## START
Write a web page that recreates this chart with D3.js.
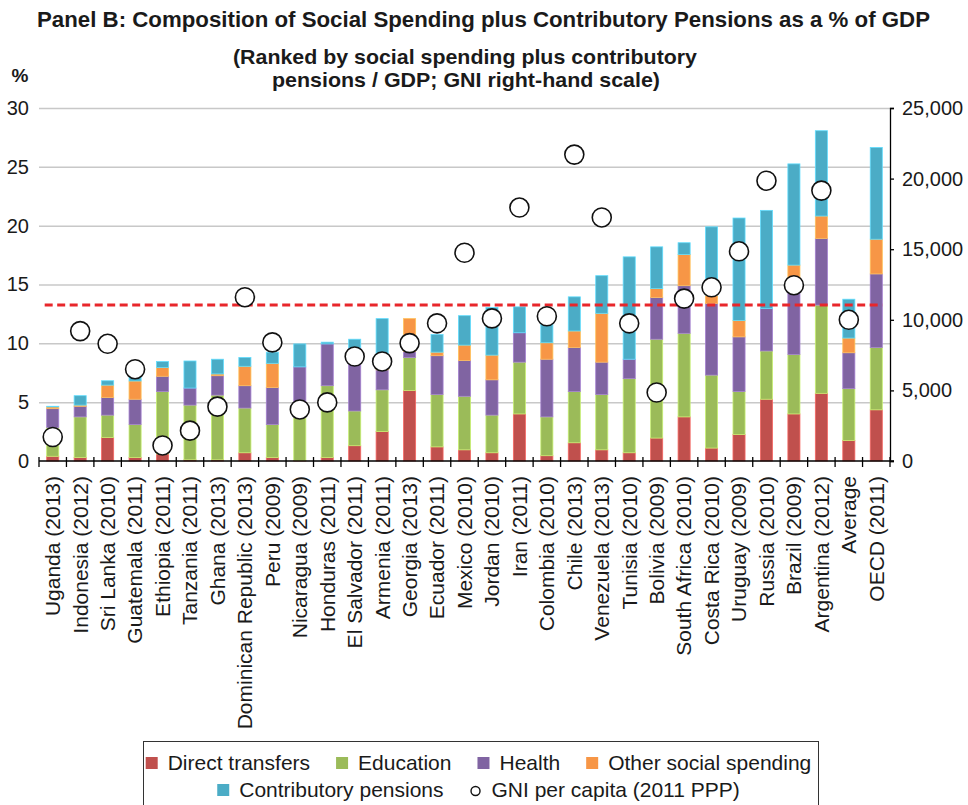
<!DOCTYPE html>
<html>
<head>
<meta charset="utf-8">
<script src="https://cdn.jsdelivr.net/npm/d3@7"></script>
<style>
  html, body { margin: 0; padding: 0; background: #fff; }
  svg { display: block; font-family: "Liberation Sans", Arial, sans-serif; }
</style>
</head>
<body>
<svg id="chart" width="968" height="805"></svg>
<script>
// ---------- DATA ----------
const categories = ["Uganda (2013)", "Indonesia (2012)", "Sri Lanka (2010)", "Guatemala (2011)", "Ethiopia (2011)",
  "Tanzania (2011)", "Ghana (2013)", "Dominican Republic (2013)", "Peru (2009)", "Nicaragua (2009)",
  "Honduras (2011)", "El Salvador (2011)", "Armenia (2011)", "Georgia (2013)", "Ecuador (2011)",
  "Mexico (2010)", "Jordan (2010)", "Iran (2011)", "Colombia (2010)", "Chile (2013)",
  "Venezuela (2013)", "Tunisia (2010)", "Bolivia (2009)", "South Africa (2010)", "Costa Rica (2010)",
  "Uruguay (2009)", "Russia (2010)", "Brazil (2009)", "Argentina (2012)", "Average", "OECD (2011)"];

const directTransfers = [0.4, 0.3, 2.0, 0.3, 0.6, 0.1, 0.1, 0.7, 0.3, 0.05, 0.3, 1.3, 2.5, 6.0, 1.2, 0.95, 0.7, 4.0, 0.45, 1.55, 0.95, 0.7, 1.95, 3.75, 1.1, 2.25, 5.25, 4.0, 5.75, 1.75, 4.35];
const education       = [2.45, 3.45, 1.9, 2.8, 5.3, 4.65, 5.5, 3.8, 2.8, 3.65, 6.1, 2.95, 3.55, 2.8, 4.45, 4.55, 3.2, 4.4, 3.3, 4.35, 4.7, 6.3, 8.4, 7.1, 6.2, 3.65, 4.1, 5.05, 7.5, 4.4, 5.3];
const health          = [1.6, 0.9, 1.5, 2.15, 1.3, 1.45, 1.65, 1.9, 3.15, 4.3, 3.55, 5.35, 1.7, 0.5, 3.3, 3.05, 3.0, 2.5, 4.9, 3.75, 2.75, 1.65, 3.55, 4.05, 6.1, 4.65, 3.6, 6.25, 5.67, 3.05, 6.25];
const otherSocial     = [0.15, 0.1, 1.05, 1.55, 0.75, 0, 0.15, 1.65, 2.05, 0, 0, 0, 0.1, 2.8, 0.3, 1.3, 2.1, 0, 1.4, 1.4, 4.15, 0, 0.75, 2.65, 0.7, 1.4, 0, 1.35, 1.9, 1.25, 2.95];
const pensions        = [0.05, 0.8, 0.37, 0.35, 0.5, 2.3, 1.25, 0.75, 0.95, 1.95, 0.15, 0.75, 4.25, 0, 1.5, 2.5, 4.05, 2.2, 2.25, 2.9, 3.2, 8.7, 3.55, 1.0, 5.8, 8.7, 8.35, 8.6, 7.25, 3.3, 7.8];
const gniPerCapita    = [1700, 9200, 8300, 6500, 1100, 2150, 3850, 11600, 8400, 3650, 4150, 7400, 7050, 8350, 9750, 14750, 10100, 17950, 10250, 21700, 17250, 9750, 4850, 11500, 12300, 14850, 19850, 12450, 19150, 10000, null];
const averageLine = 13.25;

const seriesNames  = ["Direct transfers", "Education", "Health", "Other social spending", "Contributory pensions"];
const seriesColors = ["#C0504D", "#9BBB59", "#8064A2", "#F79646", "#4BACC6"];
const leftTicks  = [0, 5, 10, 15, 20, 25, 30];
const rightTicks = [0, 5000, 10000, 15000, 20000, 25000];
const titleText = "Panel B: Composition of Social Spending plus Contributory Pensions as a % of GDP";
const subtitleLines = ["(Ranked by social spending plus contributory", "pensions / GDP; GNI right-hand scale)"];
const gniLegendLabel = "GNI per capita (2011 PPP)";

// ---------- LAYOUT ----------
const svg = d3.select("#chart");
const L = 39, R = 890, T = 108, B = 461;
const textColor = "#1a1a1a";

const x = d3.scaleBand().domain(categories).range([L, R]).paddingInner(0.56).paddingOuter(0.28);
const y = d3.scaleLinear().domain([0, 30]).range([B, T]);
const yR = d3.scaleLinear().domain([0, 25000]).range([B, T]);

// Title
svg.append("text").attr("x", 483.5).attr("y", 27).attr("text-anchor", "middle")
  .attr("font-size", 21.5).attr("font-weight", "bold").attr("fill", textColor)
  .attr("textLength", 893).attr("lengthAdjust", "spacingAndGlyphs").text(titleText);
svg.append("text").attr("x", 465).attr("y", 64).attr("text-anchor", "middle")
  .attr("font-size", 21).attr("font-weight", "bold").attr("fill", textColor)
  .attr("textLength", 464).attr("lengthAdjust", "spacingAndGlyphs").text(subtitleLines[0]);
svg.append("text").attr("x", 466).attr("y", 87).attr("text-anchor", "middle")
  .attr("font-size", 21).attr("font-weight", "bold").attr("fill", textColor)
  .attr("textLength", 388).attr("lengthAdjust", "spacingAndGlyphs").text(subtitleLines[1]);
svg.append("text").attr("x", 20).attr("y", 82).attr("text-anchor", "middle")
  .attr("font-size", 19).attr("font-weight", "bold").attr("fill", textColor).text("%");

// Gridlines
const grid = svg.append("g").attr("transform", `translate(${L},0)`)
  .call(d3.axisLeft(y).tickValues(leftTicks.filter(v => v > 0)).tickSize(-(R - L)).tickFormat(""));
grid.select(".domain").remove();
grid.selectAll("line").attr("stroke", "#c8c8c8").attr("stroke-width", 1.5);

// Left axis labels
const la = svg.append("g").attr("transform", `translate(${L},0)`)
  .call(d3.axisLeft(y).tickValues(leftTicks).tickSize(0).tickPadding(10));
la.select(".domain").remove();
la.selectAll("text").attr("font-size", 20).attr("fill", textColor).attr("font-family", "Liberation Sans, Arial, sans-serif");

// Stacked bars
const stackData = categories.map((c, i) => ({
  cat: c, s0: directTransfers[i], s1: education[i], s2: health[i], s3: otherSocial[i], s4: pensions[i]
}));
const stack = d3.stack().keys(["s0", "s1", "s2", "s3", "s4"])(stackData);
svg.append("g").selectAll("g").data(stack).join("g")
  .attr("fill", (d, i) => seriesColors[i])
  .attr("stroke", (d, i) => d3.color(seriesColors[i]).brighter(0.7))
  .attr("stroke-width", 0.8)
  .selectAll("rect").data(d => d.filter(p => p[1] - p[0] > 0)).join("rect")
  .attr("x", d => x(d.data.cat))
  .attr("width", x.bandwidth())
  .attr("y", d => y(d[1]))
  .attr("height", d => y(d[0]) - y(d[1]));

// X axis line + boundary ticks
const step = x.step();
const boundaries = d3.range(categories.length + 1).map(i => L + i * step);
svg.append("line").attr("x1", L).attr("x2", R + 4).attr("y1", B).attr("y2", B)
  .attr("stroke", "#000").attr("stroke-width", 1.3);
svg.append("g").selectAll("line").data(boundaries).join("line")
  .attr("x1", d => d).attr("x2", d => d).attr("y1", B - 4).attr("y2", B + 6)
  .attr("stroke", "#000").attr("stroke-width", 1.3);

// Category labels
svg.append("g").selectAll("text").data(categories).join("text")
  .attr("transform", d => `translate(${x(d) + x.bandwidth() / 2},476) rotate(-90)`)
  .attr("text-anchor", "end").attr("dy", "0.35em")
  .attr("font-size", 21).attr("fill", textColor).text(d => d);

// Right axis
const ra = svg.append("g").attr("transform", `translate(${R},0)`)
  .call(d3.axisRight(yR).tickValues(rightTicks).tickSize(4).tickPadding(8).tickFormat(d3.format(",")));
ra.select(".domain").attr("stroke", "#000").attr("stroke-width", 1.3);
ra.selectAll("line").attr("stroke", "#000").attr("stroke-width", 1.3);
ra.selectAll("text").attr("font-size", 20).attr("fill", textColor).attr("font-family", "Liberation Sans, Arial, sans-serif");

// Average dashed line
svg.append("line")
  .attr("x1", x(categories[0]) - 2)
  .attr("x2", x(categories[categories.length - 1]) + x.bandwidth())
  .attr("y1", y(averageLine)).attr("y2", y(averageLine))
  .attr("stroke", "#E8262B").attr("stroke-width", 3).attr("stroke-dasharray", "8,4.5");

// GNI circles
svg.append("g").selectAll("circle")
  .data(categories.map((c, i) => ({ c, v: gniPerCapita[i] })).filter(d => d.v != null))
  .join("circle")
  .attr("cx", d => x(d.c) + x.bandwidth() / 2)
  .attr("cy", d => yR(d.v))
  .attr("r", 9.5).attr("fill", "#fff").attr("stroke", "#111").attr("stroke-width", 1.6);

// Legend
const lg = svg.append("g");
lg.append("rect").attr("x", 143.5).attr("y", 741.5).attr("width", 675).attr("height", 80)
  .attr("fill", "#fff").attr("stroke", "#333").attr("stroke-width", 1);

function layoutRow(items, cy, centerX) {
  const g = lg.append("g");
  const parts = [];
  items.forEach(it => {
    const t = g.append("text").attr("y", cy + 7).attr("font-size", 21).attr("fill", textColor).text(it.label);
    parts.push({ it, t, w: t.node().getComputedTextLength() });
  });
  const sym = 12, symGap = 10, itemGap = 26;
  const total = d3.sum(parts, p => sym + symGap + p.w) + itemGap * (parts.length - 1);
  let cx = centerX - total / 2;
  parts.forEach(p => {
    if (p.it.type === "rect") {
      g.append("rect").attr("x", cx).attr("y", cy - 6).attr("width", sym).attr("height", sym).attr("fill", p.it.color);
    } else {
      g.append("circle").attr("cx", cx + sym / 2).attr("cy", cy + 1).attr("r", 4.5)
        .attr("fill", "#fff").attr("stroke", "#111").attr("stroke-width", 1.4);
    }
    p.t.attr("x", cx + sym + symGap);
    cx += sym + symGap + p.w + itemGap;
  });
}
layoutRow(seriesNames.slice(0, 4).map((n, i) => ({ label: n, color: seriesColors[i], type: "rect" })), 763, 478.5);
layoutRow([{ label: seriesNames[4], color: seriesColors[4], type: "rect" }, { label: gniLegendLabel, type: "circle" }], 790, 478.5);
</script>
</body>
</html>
## END
§ Written problem
Counting only lines of the data above that hold "chart", report the total and nothing else.

§ Response to this exercise
3